- Russian: Два Фёдора
- Directed by: Marlen Khutsiev
- Written by: Valeri Savchenko
- Produced by: Adolf Fradis
- Starring: Vasily Shukshin; Nikolai Chursin; Tamara Syomina;
- Cinematography: Pyotr Todorovsky
- Music by: Yuli Meitus
- Production company: Odessa Film Studio
- Release date: 1958;
- Running time: 89 min.
- Country: Soviet Union
- Language: Russian

= Two Fyodors =

Two Fyodors (Два Фёдора) is a 1958 Soviet World War II film directed by Marlen Khutsiev.

== Plot ==
After the end of the World War II, Fyodor returned to his homeland and met the homeless boy Fyodor the Small. They decide to live together. And all they had was wonderful, until Fyodor married.

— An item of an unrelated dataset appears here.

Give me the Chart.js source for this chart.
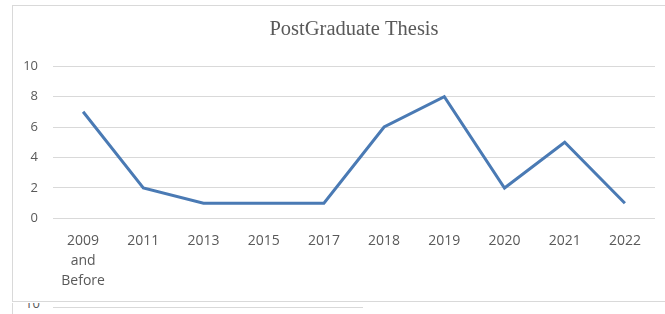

With the marriage of Fyodor Sr., their harmonious life is disorganized, although Natasha is trying in every way to win the boy's love. Driven by jealousy to despair, the boy runs away from home. But after much agitation and searching, they find him, and he reconciles with the adults.

== Cast ==
- Vasily Shukshin as Great Fyodor
- Nikolai Chursin as Little Fyodor
- Tamara Syomina as Natasha
- Ivan Poletayev as Ivan
- Maria Shamanskaya as Fyodor's neighbor
- Igor Politayev as Ivan Nikanorovich
- Aleksandr Kamenko-Aleksandrovskiy as kiosker
- Nikolai Klyuchnev as guy at the dance

== Release ==
Marlen Khutsiev's film was watched by 20.4 million viewers, which is 908 results in the entire history of the Soviet film distribution.